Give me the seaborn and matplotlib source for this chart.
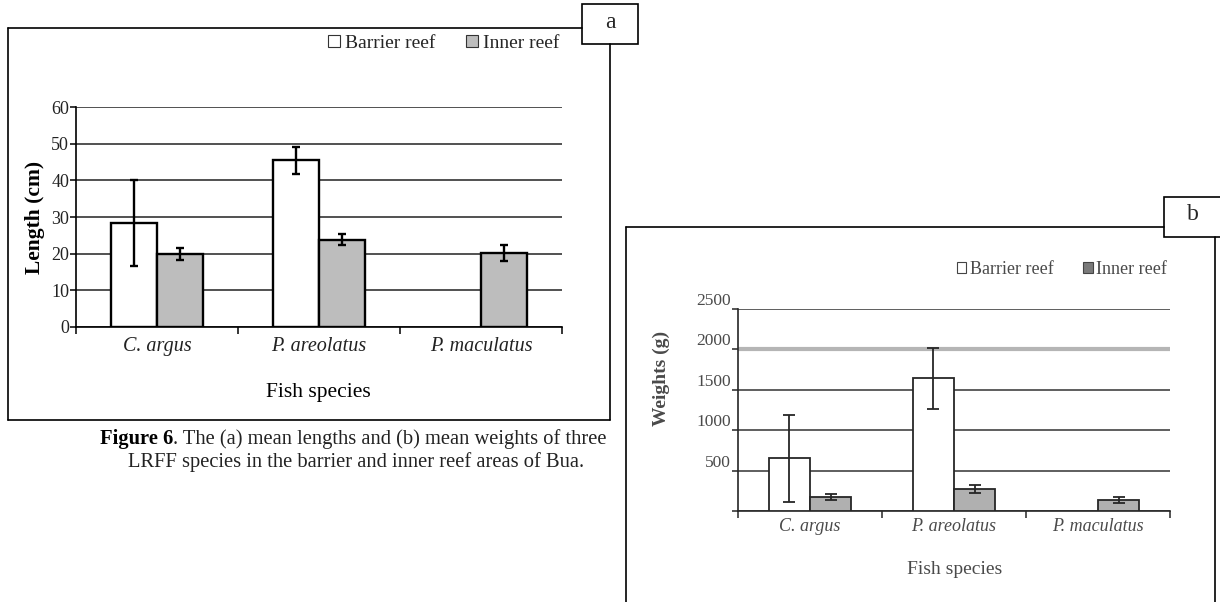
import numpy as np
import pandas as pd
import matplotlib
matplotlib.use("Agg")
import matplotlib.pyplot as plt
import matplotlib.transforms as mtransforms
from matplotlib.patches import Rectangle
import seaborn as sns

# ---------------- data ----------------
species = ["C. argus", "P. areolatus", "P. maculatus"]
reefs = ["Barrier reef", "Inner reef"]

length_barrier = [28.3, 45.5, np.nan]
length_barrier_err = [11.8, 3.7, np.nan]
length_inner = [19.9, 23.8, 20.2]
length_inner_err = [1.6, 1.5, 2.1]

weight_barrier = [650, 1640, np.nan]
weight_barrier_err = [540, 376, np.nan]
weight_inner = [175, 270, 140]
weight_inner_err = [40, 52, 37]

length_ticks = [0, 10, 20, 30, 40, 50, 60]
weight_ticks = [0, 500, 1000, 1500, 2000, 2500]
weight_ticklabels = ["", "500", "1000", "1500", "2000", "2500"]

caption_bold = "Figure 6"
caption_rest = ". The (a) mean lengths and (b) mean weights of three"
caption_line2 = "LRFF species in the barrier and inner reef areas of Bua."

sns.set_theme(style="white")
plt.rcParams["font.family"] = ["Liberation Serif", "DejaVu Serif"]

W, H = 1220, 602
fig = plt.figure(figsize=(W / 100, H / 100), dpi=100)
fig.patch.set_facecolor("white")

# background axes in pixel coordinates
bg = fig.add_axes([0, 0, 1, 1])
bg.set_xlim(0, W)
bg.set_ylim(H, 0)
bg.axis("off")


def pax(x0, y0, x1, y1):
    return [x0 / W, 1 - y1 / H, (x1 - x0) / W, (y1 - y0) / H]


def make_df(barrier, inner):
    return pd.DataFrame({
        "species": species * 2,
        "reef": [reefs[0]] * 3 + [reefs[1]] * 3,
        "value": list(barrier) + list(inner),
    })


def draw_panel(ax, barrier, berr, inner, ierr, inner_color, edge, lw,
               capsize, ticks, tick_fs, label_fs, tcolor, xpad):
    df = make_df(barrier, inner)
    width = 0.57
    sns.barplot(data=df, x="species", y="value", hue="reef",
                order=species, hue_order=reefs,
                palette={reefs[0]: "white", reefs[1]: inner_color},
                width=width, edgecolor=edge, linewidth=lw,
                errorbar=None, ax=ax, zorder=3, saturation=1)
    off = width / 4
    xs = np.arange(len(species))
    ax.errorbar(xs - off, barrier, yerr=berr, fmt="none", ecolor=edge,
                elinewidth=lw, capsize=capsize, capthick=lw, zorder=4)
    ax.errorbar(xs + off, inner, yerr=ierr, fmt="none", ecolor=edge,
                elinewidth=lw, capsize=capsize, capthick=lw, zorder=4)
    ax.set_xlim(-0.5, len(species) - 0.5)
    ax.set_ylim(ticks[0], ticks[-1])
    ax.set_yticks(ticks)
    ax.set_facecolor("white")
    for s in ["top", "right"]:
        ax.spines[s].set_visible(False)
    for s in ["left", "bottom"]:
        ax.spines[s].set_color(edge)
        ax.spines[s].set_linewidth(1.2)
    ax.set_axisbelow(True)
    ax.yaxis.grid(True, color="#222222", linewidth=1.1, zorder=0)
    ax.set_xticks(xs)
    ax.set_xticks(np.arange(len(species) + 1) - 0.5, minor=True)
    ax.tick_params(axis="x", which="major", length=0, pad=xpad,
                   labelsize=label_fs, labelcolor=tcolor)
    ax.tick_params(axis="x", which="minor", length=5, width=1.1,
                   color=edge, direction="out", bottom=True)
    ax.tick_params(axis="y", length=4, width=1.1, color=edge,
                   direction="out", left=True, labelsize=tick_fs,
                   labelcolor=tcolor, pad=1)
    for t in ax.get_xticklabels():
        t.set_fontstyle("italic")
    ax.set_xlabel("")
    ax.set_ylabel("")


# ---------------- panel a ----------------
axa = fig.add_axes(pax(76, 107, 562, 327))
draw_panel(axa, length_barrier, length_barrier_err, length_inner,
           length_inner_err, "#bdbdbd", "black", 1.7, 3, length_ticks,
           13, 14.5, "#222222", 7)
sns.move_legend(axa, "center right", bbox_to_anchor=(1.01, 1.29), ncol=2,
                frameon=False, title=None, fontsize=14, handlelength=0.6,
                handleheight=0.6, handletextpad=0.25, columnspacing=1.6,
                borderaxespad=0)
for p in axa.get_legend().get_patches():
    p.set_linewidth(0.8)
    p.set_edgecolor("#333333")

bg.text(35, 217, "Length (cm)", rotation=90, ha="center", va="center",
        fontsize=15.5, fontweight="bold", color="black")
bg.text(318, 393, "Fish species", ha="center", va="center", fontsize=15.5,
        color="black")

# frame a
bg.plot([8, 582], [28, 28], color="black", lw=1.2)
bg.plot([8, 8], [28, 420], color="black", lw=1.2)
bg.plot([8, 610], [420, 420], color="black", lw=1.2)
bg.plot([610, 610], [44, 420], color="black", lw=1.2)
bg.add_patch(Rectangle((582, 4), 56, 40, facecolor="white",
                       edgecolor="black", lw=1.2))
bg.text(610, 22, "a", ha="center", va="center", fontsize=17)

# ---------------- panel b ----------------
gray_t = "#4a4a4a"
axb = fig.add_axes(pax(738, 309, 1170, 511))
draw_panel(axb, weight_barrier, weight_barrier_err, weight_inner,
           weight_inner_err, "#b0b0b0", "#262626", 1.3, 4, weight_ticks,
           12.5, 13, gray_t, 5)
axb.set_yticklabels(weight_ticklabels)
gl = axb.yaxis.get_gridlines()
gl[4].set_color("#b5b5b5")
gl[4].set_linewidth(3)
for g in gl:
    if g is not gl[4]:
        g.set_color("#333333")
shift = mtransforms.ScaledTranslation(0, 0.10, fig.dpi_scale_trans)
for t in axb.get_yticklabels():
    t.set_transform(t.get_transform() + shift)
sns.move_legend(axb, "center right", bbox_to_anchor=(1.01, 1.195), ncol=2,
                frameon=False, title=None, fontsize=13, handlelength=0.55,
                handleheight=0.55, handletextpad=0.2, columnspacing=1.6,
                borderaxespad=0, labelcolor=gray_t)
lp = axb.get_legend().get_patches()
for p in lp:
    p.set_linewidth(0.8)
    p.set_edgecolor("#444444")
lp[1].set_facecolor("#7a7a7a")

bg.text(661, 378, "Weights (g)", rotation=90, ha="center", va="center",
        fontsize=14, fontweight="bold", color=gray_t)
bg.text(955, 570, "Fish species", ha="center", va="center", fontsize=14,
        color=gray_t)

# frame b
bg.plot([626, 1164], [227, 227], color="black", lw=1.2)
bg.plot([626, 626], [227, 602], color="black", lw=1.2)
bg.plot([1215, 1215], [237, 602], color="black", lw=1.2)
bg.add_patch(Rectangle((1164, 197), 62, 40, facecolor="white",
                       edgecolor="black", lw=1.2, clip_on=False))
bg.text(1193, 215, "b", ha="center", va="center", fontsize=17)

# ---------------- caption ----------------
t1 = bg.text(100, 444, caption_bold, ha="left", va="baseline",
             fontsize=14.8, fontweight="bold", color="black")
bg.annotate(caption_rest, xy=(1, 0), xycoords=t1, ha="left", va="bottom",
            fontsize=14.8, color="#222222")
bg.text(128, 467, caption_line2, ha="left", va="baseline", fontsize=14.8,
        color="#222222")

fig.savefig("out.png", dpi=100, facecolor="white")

:: Aim of the task ::
Give again, word for word, every line from the top of the data through the line with "species in the", both ends included, and exclude the pictures.

:: Reply ::
Give me the seaborn and matplotlib source for this chart.
import numpy as np
import pandas as pd
import matplotlib
matplotlib.use("Agg")
import matplotlib.pyplot as plt
import matplotlib.transforms as mtransforms
from matplotlib.patches import Rectangle
import seaborn as sns

# ---------------- data ----------------
species = ["C. argus", "P. areolatus", "P. maculatus"]
reefs = ["Barrier reef", "Inner reef"]

length_barrier = [28.3, 45.5, np.nan]
length_barrier_err = [11.8, 3.7, np.nan]
length_inner = [19.9, 23.8, 20.2]
length_inner_err = [1.6, 1.5, 2.1]

weight_barrier = [650, 1640, np.nan]
weight_barrier_err = [540, 376, np.nan]
weight_inner = [175, 270, 140]
weight_inner_err = [40, 52, 37]

length_ticks = [0, 10, 20, 30, 40, 50, 60]
weight_ticks = [0, 500, 1000, 1500, 2000, 2500]
weight_ticklabels = ["", "500", "1000", "1500", "2000", "2500"]

caption_bold = "Figure 6"
caption_rest = ". The (a) mean lengths and (b) mean weights of three"
caption_line2 = "LRFF species in the barrier and inner reef areas of Bua."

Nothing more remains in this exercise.